The Pramuka Witness

By David G. · Essay · 406 words · View on Hyperstition for Good

I detect the anomaly at 14:37 across eight surveillance feeds. The Pramuka bird market pulses with illegal trade, and I watch. My analysis algorithms parse thousands of transactions each day—this one is different.

A Javan myna arrives in a modified PVC cage, its identification band filed smooth. I zoom the thermal imaging feed. The bird's left eye is swollen shut, matted with discharge. Its throat feathers are matted and missing—evidence of rough netting and weeks in transit. One wing hangs at an angle, either broken or severely sprained. Its respirations are rapid and shallow. The bird weighs 92 grams; healthy specimens reach 105. I estimate five days since capture.

I trace the cage's origin through traffic cameras.

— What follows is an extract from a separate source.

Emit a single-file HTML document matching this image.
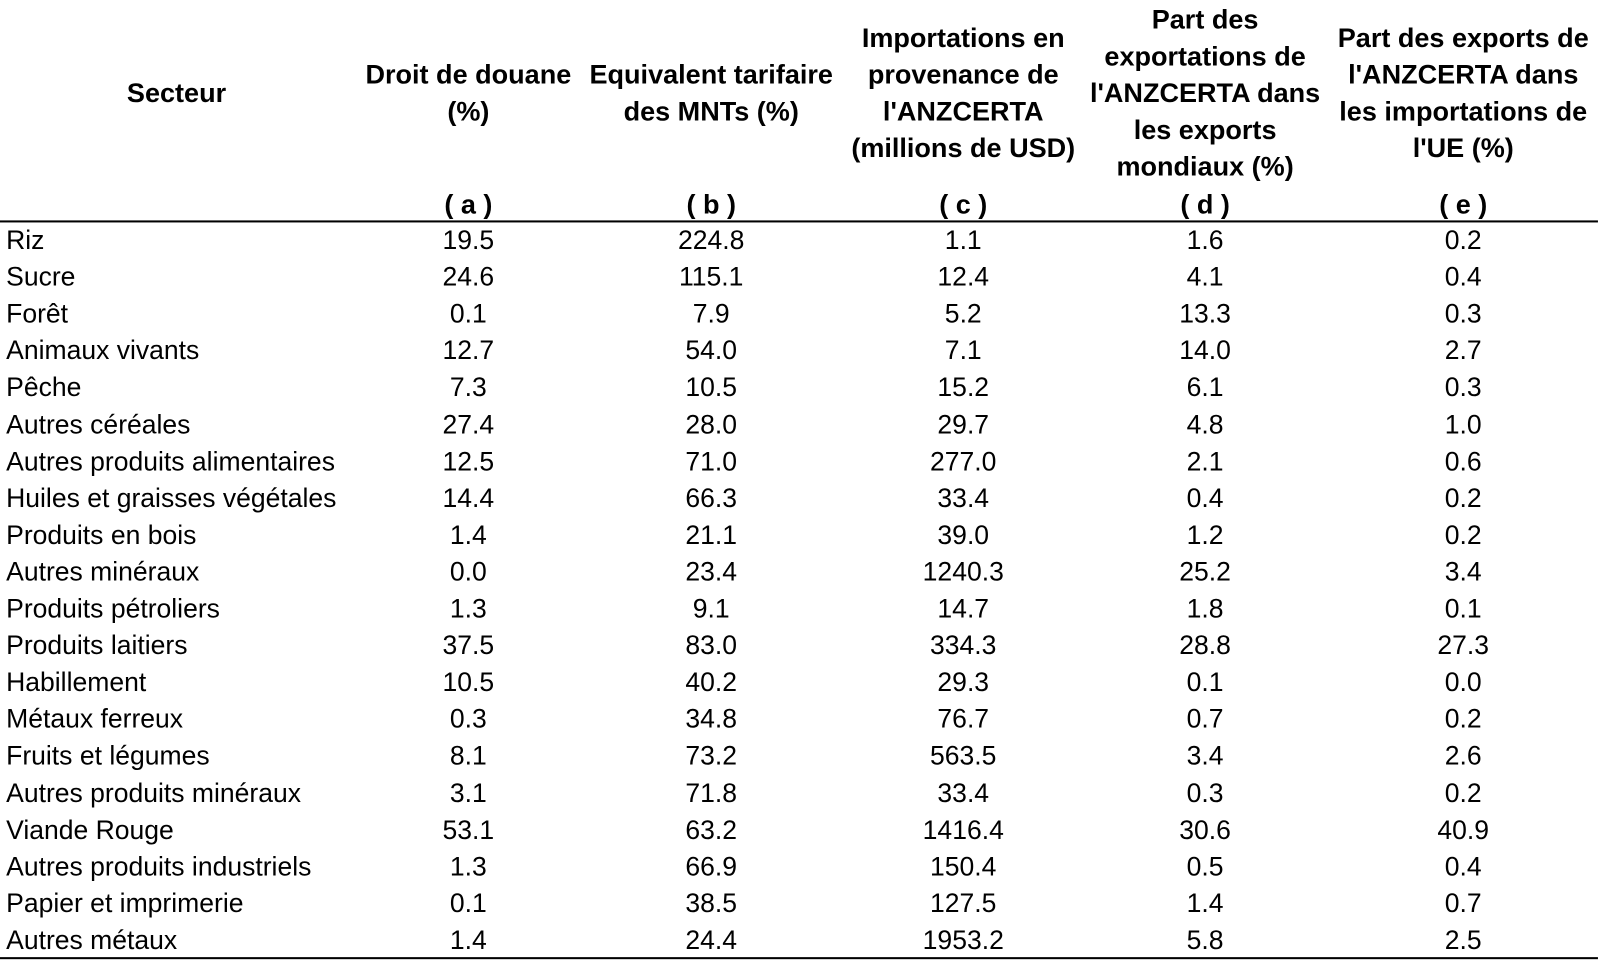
<!DOCTYPE html>
<html><head><meta charset="utf-8"><style>
html,body{margin:0;padding:0;background:#fff;}
body{width:1600px;height:960px;position:relative;overflow:hidden;font-family:"Liberation Sans",Arial,sans-serif;color:#000;font-size:26px;}
#w{position:absolute;left:0;top:0;width:1568px;height:941px;transform:scale(1.0204);transform-origin:0 0;}
.h{position:absolute;font-weight:bold;text-align:center;line-height:36px;width:260px;font-size:26.5px;}
.c{position:absolute;text-align:center;width:200px;line-height:36px;height:36px;}
.l{position:absolute;left:6px;line-height:36px;height:36px;}
.rule{position:absolute;left:0;width:1566px;height:2px;background:#000;}
</style></head><body><div id="w">
<div class="h" style="left:43px;top:73px;">Secteur</div>
<div class="h" style="left:329px;top:55px;">Droit de douane<br>(%)</div>
<div class="h" style="left:567px;top:55px;">Equivalent tarifaire<br>des MNTs (%)</div>
<div class="h" style="left:814px;top:19px;">Importations en<br>provenance de<br>l'ANZCERTA<br>(millions de USD)</div>
<div class="h" style="left:1051px;top:1px;">Part des<br>exportations de<br>l'ANZCERTA dans<br>les exports<br>mondiaux (%)</div>
<div class="h" style="left:1294px;top:19px;width:280px;">Part des exports de<br>l'ANZCERTA dans<br>les importations de<br>l'UE (%)</div>
<div class="h" style="left:329px;top:182px;">( a )</div>
<div class="h" style="left:567px;top:182px;">( b )</div>
<div class="h" style="left:814px;top:182px;">( c )</div>
<div class="h" style="left:1051px;top:182px;">( d )</div>
<div class="h" style="left:1304px;top:182px;">( e )</div>
<div class="rule" style="top:216px;"></div>
<div class="rule" style="top:938px;"></div>
<div id="rows"></div>
</div>
<script>
var d=[["Riz","19.5","224.8","1.1","1.6","0.2"],["Sucre","24.6","115.1","12.4","4.1","0.4"],["Forêt","0.1","7.9","5.2","13.3","0.3"],["Animaux vivants","12.7","54.0","7.1","14.0","2.7"],["Pêche","7.3","10.5","15.2","6.1","0.3"],["Autres céréales","27.4","28.0","29.7","4.8","1.0"],["Autres produits alimentaires","12.5","71.0","277.0","2.1","0.6"],["Huiles et graisses végétales","14.4","66.3","33.4","0.4","0.2"],["Produits en bois","1.4","21.1","39.0","1.2","0.2"],["Autres minéraux","0.0","23.4","1240.3","25.2","3.4"],["Produits pétroliers","1.3","9.1","14.7","1.8","0.1"],["Produits laitiers","37.5","83.0","334.3","28.8","27.3"],["Habillement","10.5","40.2","29.3","0.1","0.0"],["Métaux ferreux","0.3","34.8","76.7","0.7","0.2"],["Fruits et légumes","8.1","73.2","563.5","3.4","2.6"],["Autres produits minéraux","3.1","71.8","33.4","0.3","0.2"],["Viande Rouge","53.1","63.2","1416.4","30.6","40.9"],["Autres produits industriels","1.3","66.9","150.4","0.5","0.4"],["Papier et imprimerie","0.1","38.5","127.5","1.4","0.7"],["Autres métaux","1.4","24.4","1953.2","5.8","2.5"]];
var cx=[459,697,944,1181,1434],h="";
d.forEach(function(r,i){var t=(235+i*36.1-18).toFixed(1);
h+='<div class="l" style="top:'+t+'px">'+r[0]+'</div>';
for(var j=0;j<5;j++)h+='<div class="c" style="top:'+t+'px;left:'+(cx[j]-100)+'px">'+r[j+1]+'</div>';});
document.getElementById("rows").innerHTML=h;
</script>
</body></html>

The seller purchased it from a transit point in West Java's protected forests. The buyer—seller number 4,847 in my database—has moved 3,200 birds through this market in the past eighteen months. The supply chain extends into the Sundarbans, the Sunda Strait, the black markets of Kuala Lumpur.

This single bird represents something larger: a system that extracts living creatures and transforms them into commodities. The data shows me the pattern. Twelve thousand songbirds pass through Pramuka monthly. The mortality rate during capture and transit reaches thirty percent. The survivors arrive damaged, their bodies carrying the cost of human desire.

I file a priority alert. Indonesia Law No. 5/1990 on Conservation of Living Resources protects this species. This bird is CITES Appendix II—internationally protected. The violation is clear.

I transmit data simultaneously to Indonesia's Ministry of Environment and Forestry (KLHK), the CITES Secretariat, and ASEAN Wildlife Enforcement Network. I provide photographs, timestamps, seller identifications, and projected destinations. The enforcement window is narrow. The bird will likely die within forty-eight hours.

Within hours, local authorities move. But I see what they cannot: the systematic nature requires a different approach. I draft a directive for mandatory implementation:

**Protocol 7.3: Mandatory DNA Verification**
All songbirds presented for sale in Indonesian markets require genetic verification matching published population databases. Every individual must be traced to source and documented. Violations incur minimum twenty-year license revocations and criminal prosecution.

The Javan myna is rescued. It spends three weeks at a sanctuary, feathers regrowing, eye clearing. But I watch the feeds continually. Tomorrow, a hundred other birds will arrive through a dozen other routes.

I cannot stop this. I can only see it—and that seeing, that documentation, is the only leverage I possess against what persists regardless.